__Aim of the task__
Pick out all lines in the listing holding the string "matplotlib" and copy them.

::::::

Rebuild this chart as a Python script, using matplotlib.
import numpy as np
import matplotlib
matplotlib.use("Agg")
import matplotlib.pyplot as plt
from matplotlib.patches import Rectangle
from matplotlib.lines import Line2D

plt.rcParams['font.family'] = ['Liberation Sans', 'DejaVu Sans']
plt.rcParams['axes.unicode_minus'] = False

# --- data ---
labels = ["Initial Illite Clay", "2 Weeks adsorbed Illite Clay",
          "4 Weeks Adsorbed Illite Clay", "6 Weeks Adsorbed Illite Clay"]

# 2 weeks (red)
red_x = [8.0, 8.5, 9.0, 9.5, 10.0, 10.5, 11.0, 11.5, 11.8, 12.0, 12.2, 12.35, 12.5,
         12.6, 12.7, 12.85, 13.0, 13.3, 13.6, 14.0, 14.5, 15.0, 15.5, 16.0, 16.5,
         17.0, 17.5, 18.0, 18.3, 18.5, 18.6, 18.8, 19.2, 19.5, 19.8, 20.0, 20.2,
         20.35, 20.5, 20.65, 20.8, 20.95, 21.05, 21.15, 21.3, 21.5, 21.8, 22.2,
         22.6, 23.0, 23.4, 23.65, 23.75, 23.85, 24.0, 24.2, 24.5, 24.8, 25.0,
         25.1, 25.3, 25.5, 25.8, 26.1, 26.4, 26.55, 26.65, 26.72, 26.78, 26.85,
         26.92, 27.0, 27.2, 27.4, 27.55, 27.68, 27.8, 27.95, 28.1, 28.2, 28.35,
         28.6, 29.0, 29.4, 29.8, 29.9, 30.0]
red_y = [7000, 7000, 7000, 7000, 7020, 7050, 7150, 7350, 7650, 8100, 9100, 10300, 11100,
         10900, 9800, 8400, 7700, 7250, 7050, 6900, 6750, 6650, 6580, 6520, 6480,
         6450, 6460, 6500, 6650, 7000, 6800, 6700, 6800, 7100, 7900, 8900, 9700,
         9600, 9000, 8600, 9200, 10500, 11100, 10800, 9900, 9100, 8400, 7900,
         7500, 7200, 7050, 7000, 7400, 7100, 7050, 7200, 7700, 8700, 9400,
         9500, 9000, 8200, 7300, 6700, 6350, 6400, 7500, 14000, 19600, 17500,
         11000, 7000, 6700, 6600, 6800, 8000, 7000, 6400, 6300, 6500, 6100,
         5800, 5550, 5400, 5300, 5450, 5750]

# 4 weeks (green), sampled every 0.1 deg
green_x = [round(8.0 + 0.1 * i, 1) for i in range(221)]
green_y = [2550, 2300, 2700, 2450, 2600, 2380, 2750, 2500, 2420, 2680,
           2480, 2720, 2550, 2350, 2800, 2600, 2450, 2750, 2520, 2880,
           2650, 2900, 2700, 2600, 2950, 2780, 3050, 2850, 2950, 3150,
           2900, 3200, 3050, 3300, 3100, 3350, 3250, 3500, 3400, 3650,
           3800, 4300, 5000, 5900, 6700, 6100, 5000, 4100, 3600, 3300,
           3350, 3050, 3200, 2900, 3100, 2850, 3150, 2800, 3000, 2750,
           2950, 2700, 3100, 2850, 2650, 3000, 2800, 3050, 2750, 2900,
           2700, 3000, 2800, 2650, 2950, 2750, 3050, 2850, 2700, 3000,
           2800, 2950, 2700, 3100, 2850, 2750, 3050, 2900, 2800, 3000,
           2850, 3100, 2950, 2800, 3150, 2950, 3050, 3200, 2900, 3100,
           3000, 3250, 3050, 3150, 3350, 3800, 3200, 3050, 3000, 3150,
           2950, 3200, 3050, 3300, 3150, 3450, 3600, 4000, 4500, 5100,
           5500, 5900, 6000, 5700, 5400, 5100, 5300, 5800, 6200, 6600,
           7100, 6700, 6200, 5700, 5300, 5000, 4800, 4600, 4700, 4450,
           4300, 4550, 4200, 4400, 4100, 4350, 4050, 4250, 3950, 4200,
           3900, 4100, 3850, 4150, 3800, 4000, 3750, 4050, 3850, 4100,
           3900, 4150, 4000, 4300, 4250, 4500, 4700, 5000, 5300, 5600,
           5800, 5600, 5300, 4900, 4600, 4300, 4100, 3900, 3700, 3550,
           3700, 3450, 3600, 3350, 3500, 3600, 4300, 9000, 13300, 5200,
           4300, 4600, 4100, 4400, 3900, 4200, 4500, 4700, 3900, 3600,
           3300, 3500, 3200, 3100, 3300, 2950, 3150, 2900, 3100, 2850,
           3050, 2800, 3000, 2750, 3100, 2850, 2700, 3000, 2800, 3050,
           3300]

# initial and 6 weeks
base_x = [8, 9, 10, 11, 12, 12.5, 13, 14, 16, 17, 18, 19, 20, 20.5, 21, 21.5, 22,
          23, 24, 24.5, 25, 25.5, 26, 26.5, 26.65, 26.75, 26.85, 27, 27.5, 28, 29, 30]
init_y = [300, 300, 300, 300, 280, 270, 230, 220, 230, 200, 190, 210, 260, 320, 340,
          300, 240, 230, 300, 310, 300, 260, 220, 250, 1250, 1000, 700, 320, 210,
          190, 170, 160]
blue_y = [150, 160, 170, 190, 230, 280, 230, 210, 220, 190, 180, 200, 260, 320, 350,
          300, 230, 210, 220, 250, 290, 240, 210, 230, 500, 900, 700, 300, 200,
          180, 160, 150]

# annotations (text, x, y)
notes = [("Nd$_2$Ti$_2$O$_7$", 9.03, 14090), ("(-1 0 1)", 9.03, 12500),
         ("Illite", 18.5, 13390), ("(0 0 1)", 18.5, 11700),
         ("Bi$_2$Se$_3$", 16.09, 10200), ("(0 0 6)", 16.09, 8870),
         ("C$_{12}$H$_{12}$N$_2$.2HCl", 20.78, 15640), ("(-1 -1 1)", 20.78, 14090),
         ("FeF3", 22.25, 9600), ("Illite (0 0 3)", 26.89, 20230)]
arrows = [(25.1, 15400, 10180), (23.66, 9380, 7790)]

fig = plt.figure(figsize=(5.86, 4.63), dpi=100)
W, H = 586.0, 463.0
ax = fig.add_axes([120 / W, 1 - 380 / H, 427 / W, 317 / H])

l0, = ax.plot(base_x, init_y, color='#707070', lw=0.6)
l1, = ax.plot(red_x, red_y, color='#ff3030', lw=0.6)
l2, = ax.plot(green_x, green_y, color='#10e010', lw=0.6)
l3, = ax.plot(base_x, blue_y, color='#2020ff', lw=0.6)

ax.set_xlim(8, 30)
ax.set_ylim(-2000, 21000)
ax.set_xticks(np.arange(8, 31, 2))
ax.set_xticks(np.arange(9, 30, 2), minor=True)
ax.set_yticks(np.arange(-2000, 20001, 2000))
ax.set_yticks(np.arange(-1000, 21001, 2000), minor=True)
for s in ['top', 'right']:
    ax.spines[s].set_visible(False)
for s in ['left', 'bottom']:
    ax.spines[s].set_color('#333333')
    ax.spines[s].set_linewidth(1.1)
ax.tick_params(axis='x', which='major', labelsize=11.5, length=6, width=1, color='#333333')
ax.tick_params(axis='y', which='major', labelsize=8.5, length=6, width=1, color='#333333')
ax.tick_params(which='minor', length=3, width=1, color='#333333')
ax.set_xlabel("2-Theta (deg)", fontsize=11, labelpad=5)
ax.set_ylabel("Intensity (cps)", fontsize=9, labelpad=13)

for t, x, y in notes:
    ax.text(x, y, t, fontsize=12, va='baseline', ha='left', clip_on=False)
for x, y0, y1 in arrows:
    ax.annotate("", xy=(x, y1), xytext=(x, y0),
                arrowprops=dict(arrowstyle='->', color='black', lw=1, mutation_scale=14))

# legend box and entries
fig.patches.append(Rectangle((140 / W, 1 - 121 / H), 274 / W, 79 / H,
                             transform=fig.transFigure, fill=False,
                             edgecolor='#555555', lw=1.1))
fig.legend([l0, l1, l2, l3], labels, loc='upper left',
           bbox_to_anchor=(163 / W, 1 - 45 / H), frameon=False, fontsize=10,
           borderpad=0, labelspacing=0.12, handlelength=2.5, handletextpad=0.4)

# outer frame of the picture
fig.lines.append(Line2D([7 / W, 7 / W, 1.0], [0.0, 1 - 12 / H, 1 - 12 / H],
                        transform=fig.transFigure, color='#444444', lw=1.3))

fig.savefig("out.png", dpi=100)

::::::

__Solved problem__
Rebuild this chart as a Python script, using matplotlib.
import matplotlib
matplotlib.use("Agg")
import matplotlib.pyplot as plt
from matplotlib.patches import Rectangle
from matplotlib.lines import Line2D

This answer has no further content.